** begin Dataset excerpts **

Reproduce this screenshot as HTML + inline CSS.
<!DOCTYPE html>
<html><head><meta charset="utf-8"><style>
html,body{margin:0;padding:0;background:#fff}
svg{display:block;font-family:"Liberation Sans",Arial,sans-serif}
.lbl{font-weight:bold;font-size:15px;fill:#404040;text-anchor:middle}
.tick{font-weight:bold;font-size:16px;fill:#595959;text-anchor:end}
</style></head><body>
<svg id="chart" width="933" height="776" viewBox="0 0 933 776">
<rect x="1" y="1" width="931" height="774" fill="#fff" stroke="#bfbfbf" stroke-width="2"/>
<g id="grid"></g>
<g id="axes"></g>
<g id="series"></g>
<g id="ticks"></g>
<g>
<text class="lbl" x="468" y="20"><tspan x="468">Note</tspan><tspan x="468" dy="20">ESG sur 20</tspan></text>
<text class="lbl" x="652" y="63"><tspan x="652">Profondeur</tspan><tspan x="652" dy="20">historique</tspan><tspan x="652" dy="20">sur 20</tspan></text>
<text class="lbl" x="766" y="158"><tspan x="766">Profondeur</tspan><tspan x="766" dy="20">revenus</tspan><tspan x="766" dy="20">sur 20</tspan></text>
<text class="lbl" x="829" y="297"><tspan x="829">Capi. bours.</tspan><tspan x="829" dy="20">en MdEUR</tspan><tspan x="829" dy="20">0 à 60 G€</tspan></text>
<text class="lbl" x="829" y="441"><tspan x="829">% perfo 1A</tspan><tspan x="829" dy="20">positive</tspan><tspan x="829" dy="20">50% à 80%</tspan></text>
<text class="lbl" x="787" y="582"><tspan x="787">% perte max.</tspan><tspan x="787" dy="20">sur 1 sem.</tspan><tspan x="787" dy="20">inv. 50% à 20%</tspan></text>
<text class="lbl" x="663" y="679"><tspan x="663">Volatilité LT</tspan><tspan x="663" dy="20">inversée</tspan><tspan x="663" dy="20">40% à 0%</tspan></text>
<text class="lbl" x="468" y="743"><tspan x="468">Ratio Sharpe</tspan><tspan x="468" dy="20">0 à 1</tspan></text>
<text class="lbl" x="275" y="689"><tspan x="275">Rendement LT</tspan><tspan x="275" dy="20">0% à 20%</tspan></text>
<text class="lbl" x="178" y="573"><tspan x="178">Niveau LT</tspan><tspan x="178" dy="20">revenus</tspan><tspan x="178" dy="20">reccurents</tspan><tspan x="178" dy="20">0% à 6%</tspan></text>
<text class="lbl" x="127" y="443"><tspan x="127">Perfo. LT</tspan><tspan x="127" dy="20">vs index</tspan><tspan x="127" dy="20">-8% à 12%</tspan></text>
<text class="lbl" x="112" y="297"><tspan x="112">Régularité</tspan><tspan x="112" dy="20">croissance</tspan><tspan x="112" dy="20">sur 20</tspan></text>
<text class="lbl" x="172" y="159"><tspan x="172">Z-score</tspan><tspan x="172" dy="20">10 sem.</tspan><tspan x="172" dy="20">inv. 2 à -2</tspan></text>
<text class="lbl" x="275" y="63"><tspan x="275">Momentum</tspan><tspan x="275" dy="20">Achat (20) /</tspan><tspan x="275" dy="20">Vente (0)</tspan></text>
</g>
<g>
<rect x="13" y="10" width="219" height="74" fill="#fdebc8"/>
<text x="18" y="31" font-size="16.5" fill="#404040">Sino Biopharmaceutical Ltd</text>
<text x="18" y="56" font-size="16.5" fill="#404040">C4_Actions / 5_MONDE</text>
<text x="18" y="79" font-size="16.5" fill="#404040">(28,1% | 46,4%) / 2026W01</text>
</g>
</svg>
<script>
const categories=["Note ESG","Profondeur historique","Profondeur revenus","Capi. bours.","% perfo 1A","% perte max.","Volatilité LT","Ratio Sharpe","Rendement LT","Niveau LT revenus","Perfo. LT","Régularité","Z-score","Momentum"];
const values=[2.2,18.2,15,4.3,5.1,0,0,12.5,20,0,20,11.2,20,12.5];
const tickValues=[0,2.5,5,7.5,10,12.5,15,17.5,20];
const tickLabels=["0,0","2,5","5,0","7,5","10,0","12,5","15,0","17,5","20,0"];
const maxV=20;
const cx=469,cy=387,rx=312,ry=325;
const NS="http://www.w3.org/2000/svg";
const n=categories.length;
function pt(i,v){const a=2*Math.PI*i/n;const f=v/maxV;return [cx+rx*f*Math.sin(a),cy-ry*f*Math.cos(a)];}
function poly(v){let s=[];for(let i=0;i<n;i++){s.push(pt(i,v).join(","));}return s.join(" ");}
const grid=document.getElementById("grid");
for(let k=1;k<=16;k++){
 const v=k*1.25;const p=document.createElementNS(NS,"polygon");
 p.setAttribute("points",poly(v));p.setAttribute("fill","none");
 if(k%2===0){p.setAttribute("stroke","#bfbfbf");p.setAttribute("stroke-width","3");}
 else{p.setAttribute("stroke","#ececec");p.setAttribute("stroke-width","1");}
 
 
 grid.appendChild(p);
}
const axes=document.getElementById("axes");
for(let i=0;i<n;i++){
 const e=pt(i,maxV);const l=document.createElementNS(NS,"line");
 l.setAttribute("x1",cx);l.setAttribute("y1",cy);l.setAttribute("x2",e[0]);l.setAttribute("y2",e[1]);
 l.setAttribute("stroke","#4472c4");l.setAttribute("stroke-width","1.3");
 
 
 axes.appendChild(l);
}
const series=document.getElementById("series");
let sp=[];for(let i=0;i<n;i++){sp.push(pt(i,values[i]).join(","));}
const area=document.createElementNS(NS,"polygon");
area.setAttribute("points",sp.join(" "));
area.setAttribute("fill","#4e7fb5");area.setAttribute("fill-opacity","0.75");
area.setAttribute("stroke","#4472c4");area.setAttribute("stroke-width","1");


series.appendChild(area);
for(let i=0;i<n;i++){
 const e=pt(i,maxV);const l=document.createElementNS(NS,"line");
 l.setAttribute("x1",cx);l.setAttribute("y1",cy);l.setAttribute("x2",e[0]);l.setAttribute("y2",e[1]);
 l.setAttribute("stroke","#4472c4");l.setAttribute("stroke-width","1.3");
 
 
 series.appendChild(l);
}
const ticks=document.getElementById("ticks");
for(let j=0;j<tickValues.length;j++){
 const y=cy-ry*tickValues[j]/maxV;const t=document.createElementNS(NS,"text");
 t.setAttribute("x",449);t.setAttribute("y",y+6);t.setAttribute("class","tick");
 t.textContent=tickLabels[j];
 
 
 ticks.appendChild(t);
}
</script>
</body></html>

** end Dataset excerpts **
** begin Dataset excerpts **

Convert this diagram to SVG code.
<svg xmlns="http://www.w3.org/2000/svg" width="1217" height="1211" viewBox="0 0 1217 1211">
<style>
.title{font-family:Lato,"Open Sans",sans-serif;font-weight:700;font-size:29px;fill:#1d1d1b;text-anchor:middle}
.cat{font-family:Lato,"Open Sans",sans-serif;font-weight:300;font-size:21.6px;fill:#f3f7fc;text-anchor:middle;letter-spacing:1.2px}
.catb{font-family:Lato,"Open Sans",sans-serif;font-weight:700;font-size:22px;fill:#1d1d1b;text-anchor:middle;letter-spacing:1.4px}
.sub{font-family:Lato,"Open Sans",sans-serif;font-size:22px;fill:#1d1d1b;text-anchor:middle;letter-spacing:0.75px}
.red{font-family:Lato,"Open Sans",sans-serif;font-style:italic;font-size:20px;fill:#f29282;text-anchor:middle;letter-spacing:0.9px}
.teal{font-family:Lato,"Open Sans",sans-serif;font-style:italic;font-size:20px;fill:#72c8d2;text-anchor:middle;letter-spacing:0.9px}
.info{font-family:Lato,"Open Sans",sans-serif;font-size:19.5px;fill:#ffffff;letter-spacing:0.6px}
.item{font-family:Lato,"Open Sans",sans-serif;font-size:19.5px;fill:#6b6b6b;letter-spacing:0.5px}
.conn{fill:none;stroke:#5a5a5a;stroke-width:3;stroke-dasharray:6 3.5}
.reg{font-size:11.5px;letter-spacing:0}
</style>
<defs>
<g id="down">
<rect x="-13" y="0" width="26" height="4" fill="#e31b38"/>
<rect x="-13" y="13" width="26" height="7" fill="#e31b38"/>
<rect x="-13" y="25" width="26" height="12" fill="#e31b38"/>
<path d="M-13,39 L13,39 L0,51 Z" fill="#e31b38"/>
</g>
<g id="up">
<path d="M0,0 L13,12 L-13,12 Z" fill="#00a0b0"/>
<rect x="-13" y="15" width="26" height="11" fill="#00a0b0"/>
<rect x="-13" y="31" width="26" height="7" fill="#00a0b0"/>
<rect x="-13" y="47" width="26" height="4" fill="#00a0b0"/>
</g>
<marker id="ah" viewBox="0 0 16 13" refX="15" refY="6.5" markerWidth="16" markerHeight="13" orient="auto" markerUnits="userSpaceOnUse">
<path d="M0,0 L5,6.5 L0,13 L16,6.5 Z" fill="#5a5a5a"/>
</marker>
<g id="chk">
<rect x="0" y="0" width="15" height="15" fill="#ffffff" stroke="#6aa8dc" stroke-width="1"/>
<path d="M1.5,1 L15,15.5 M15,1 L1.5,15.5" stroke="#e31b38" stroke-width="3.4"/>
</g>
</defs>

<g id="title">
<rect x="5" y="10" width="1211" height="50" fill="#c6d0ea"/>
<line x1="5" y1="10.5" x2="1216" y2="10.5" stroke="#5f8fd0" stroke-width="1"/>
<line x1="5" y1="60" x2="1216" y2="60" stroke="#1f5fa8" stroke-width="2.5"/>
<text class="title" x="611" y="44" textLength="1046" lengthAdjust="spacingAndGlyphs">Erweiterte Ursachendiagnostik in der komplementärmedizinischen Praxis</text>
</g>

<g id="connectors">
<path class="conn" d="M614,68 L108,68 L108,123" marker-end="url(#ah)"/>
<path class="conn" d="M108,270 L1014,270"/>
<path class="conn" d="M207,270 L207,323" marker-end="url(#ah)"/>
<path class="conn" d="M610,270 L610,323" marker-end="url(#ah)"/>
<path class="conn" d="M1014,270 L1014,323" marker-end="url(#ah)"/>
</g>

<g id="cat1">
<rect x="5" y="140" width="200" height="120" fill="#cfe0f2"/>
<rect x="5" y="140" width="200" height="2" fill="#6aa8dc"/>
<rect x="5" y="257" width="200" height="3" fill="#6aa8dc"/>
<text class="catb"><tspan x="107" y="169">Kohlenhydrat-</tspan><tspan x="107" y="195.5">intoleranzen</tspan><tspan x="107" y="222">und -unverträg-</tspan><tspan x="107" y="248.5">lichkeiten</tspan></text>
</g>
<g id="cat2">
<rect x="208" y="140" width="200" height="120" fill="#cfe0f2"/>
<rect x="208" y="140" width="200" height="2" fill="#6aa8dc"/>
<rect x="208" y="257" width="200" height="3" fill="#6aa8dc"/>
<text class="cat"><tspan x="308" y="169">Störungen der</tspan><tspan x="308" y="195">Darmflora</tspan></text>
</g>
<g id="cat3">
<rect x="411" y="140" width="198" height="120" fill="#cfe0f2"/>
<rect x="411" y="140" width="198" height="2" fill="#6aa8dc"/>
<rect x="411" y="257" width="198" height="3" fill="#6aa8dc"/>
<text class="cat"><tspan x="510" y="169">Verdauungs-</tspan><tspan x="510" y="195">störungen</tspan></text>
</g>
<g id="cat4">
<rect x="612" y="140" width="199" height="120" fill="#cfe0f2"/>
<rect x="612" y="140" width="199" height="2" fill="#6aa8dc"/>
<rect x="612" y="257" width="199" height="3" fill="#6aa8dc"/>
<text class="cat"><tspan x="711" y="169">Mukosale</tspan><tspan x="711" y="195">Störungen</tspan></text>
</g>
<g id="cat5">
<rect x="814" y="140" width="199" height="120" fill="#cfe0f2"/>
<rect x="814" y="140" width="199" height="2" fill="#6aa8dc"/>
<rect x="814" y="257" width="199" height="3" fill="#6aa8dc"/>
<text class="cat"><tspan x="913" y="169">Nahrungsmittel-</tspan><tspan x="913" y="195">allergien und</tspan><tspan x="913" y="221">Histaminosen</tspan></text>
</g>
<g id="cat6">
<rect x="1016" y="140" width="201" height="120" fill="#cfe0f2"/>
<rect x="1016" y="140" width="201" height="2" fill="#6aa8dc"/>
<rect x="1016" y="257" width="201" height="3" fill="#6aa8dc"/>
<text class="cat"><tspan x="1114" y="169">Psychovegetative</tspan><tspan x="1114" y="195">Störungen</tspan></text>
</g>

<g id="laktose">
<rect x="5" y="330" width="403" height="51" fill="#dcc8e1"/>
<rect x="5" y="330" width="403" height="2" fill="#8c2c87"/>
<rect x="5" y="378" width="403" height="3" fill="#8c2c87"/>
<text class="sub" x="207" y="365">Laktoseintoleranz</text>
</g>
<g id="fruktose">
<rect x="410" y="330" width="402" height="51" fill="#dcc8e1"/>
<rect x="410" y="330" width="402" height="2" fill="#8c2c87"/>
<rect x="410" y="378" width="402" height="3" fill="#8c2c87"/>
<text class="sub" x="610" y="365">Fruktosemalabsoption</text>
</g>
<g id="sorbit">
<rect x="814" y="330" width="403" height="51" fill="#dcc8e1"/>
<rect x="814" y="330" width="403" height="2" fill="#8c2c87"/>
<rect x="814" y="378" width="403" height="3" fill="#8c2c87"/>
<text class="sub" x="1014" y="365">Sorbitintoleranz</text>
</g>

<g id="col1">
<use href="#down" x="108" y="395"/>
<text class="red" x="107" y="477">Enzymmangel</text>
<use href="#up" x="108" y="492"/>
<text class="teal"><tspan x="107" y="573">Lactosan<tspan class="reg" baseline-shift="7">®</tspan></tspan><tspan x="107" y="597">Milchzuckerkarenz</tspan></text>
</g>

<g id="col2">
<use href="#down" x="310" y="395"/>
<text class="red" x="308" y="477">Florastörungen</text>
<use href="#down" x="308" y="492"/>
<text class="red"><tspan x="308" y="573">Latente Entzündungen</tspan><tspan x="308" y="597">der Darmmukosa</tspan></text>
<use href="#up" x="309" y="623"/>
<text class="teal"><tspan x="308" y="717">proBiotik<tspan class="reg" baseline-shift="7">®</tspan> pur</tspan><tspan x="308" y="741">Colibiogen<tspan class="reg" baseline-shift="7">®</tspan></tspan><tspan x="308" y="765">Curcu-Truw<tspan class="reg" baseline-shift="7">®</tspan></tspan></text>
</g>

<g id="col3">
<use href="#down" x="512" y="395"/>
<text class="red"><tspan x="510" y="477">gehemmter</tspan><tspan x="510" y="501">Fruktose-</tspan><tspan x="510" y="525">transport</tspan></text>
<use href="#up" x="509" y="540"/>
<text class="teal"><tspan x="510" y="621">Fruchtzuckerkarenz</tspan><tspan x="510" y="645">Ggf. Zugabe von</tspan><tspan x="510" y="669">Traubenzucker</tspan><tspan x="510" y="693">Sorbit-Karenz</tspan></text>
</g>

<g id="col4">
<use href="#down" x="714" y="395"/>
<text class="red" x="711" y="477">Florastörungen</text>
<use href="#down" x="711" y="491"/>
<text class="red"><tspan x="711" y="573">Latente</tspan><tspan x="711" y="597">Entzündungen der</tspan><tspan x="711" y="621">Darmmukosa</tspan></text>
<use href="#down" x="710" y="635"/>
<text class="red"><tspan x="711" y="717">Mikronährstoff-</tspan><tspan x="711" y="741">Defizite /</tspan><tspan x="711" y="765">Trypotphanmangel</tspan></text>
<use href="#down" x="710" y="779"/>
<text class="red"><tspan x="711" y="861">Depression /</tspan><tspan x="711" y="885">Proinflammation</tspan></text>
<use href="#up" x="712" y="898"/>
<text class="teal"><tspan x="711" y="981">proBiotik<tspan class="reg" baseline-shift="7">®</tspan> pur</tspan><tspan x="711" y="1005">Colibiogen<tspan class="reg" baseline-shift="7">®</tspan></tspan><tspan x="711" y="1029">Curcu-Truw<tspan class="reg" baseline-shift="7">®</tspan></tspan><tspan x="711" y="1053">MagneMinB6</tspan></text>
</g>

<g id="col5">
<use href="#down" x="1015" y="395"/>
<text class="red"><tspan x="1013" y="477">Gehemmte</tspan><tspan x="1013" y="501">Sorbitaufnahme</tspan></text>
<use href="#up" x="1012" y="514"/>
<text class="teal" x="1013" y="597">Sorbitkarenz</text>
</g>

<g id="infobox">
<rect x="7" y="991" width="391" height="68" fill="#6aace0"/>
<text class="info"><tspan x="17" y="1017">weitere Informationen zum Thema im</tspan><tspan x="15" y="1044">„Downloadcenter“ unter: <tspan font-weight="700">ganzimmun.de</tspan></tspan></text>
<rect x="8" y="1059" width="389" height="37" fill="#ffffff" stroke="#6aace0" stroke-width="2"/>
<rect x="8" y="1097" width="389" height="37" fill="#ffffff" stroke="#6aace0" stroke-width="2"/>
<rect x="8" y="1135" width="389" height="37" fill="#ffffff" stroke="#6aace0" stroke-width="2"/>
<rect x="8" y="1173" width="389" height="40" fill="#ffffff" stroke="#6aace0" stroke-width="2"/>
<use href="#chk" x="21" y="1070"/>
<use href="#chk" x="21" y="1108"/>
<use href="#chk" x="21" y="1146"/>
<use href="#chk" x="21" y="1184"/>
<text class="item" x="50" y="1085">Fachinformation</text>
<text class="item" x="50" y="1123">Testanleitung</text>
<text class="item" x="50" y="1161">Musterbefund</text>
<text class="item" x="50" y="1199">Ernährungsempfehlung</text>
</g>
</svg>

** end Dataset excerpts **

--- Job ---
Count the lines in the records above that contain the word "this", and give only the number.

--- Written solution ---
2